Voor kort heb ik gewerkt rond het thema ‘Le dernier discours du dernier général’, waarmee ik natuurlijk Pinochet bedoel. Hierduid ik de schuldige al aan. Ik ben nu dus scherper dan vroeger.
| |
| |
Maar werken die in de smaak vallen, die waar jij het over hebt, - die heb ik altijd gemaakt. Wat ik steeds geschilderd heb, datgene waarvoor ik leef en waarom ik kommunist ben, is niets anders dan de levensvreugde. Maar dat verplicht me ook aan te vallen wat ervoor in de weg staat, vandaar dus mijn politieke doeken. Ik word nu wel gedeeltelijk geaccepteerd, want de bourgeoisie is duidelijk op dat gebied: een geslaagd kommunist is een marktwaarde. Maar anderzijds ontvang ik nog regelmatig naamloze brieven en telefoontjes die werkelijk plat zijn. Wat men me kwalijk neemt is dat ik steeds hetzelfde schilder, schrijf en beweer, want daardoor wordt het hoe langer hoe duidelijker dat ik gelijk heb. Daarbij komt nog dat ik, om de realistische attitude te bereiken, nog scherper zal worden, mede doordat men hoe langer hoe minder zal verdragen wat ik zeg. Men duldt niet dat ik het zover gebracht heb ONDANKS mijn werk; ik had het enkel tot iets mogen brengen DANK ZIJ mijn werk. Mijn doeken zijn helemaal tegen het systeem waar ik van moet leven.
Dat is de typische dialektische kontradiktie, en het feit dat ik die poog te aanvaarden stoort de mensen. Ze beweren dan dat ik geen kommunist meer zou zijn. Maar ken jij vele artiesten die kandidaat waren op de kommunistische verkiezingslijsten? Ik zelf acht dat wel geen grote prestatie, maar wil er toch even aan herinnneren.

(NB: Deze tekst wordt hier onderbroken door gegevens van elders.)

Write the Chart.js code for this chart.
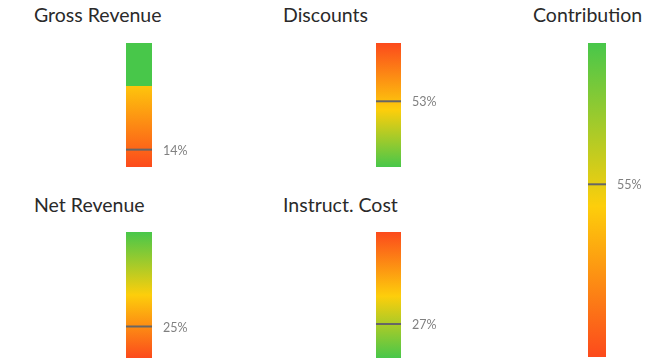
<!DOCTYPE html>
<html>
<head>
<meta charset="utf-8">
<script src="https://cdn.jsdelivr.net/npm/chart.js@4.4.0/dist/chart.umd.min.js"></script>
<style>
    html, body { margin: 0; padding: 0; background: #fff; width: 649px; height: 360px; overflow: hidden; }
    .title { position: absolute; font-family: Lato, "Open Sans", sans-serif; font-size: 19.5px; line-height: 20px; color: #2a2a2a; white-space: nowrap; }
    .panel { position: absolute; }
</style>
</head>
<body>
<script>
// Data
const panelTitles   = ["Gross Revenue", "Discounts", "Contribution", "Net Revenue", "Instruct. Cost"];
const percentValues = [14, 53, 55, 25, 27];
const rangeMin = 0;
const rangeMax = 100;

// Colours (bottom -> top gradient stops)
const RED = "#fc4a1c", YELLOW = "#fdce0b", GREEN = "#48c74a";
const gradientStops = [
    [[0, RED], [0.65, "#fec40c"], [0.65, GREEN], [1, GREEN]],
    [[0, GREEN], [0.46, YELLOW], [1, RED]],
    [[0, RED], [0.48, YELLOW], [1, GREEN]],
    [[0, RED], [0.5, YELLOW], [1, GREEN]],
    [[0, GREEN], [0.49, YELLOW], [1, RED]]
];

// Layout of each panel: title position and bar box
const layout = [
    {tx: 34,  ty: 5,   x: 126, y: 43,  w: 26, h: 124},
    {tx: 283, ty: 5,   x: 376, y: 43,  w: 25, h: 124},
    {tx: 533, ty: 5,   x: 588, y: 43,  w: 18, h: 314},
    {tx: 34,  ty: 195, x: 126, y: 232, w: 26, h: 126},
    {tx: 283, ty: 195, x: 376, y: 232, w: 25, h: 126}
];

const PAD = 4, RIGHT = 50;

/**
 * Writes the value next to the marker line.
 */
const markerLabel = {
    id: "markerLabel",
    afterDatasetsDraw(chart) {
        const pt = chart.getDatasetMeta(1).data[0];
        const ctx = chart.ctx;
        ctx.save();
        ctx.font = "12.5px Lato";
        ctx.fillStyle = "#808080";
        ctx.textBaseline = "middle";
        ctx.fillText(chart.data.datasets[1].data[0] + "%", chart.chartArea.right + 11, pt.y + 1);
        ctx.restore();
    }
};

panelTitles.forEach((title, i) => {
    const box = layout[i];

    const t = document.createElement("div");
    t.className = "title";
    t.style.left = box.tx + "px";
    t.style.top = box.ty + "px";
    t.textContent = title;
    document.body.appendChild(t);

    const wrap = document.createElement("div");
    wrap.className = "panel";
    wrap.style.left = box.x + "px";
    wrap.style.top = (box.y - PAD) + "px";
    const canvas = document.createElement("canvas");
    canvas.width = box.w + RIGHT;
    canvas.height = box.h + PAD * 2;
    wrap.appendChild(canvas);
    document.body.appendChild(wrap);

    new Chart(canvas, {
        type: "bar",
        data: {
            labels: [title],
            datasets: [
                {
                    order: 1,
                    data: [[rangeMin, rangeMax]],
                    barPercentage: 1,
                    categoryPercentage: 1,
                    borderWidth: 0,
                    backgroundColor: (c) => {
                        const area = c.chart.chartArea;
                        if (!area) return null;
                        const g = c.chart.ctx.createLinearGradient(0, area.bottom, 0, area.top);
                        gradientStops[i].forEach(([p, col]) => g.addColorStop(p, col));
                        return g;
                    }
                },
                {
                    // marker line, drawn over the bar
                    order: 0,
                    type: "line",
                    data: [percentValues[i]],
                    showLine: false,
                    clip: false,
                    pointStyle: "line",
                    pointRadius: box.w / 2,
                    pointHoverRadius: box.w / 2,
                    pointBorderWidth: 2,
                    pointBorderColor: "#666",
                    borderColor: "#666"
                }
            ]
        },
        options: {
            responsive: false,
            animation: false,
            events: [],
            layout: {autoPadding: false, padding: {left: 0, right: RIGHT, top: PAD, bottom: PAD}},
            scales: {
                x: {display: false, offset: true},
                y: {display: false, min: rangeMin, max: rangeMax}
            },
            plugins: {legend: {display: false}, tooltip: {enabled: false}}
        },
        plugins: [markerLabel]
    });
});
</script>
</body>
</html>
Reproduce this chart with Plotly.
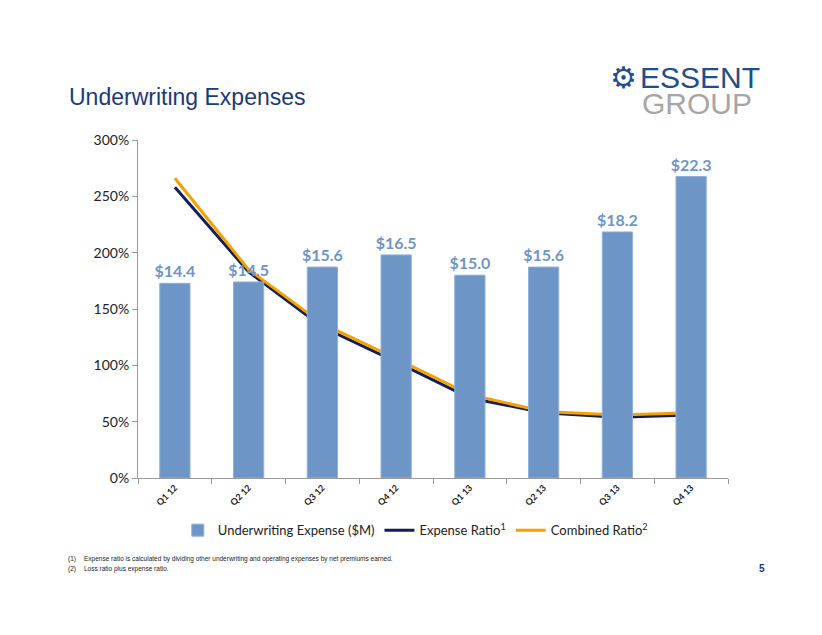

Zoals elke gauchist leef ik in kontradikties, maar ik geef dat toe en ik poog het te aanvaarden. Kan jij me de zuivere, ideale mens tonen? Ik ben helemaal geen Christus, geen heilige.
Ook in mijn schilderkunst ben ik nog een kleine man die poogt kunstenaar te zijn, en daar nog alles voor te doen heeft. Ik heb nooit beweerd een groot artiest te zijn. In de beste veronderstelling ben ik in de kunstgeschiedenis een zeer middelmatig schilder. Zelfs dat zou reeds enorm zijn. Laten we daarom voorzichtig zijn, wat die dingen betreft. Maar wat me ergert, is dat ik dikwijls aangevallen word, zonder dat ik de middelen heb om mij te verdedigen.